> _Records for this task_:
- - - -
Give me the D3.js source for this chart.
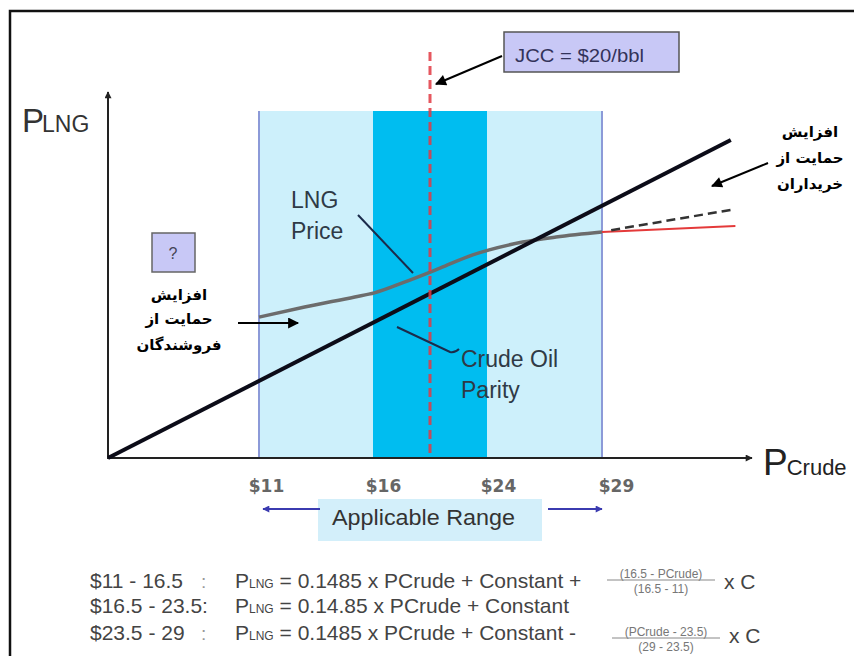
- - - -
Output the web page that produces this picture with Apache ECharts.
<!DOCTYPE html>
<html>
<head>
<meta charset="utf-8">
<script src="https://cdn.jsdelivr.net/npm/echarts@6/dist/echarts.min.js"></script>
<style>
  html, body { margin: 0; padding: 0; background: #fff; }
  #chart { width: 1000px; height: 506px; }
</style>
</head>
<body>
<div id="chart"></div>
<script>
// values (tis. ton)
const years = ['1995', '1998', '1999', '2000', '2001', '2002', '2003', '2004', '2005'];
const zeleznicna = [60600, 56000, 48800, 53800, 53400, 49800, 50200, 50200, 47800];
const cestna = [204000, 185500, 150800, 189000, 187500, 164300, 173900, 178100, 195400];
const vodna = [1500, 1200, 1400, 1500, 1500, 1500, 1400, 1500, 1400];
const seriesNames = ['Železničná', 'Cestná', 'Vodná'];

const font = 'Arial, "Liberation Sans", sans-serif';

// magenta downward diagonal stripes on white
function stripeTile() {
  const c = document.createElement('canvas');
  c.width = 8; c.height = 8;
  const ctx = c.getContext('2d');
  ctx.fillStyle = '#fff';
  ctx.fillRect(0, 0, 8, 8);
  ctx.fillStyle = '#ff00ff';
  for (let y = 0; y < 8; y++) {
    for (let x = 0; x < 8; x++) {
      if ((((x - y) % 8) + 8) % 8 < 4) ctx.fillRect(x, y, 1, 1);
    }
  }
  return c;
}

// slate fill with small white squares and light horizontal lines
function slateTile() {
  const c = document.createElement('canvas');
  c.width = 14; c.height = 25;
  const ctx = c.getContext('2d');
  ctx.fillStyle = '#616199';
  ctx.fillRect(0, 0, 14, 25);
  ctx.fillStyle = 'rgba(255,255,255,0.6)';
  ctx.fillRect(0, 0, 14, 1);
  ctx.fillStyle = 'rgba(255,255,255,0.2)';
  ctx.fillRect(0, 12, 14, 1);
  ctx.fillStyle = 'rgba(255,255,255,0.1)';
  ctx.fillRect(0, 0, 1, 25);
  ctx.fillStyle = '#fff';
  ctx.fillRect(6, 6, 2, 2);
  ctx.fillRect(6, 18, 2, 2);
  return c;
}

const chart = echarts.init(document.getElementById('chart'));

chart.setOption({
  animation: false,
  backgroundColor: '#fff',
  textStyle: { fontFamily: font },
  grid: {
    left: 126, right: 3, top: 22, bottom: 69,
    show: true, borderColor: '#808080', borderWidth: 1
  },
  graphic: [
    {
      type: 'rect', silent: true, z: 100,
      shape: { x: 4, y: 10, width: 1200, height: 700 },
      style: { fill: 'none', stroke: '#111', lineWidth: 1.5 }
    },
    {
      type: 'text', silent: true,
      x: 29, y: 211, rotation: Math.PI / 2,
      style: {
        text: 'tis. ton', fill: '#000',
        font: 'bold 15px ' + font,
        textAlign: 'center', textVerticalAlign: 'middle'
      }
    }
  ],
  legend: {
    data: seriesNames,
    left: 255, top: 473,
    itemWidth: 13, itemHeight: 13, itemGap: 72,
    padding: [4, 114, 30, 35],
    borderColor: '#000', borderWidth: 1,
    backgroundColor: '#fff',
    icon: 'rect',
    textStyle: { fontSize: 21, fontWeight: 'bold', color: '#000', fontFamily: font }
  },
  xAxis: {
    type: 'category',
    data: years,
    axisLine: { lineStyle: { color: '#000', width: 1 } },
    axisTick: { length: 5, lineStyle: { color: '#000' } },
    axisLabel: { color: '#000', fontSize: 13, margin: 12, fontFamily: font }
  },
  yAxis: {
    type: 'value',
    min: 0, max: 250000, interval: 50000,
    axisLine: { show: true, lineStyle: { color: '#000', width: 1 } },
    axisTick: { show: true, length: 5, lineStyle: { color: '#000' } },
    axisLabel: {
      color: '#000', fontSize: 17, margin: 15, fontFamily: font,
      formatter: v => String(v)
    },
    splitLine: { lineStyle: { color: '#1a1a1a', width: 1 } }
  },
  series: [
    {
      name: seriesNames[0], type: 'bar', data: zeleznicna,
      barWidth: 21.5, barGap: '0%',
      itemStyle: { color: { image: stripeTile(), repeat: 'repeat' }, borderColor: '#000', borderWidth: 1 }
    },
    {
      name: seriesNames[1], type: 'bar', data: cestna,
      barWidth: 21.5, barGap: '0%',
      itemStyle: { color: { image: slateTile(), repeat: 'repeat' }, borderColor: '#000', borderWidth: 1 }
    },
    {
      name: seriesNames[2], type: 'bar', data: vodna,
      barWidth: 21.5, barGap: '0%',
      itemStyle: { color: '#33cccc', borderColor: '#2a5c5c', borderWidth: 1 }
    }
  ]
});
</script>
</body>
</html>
- - - -
> _Exercise goal_:
Show, from the material above, each line that includes the string "picture".

> _Written response_:
Output the web page that produces this picture with Apache ECharts.

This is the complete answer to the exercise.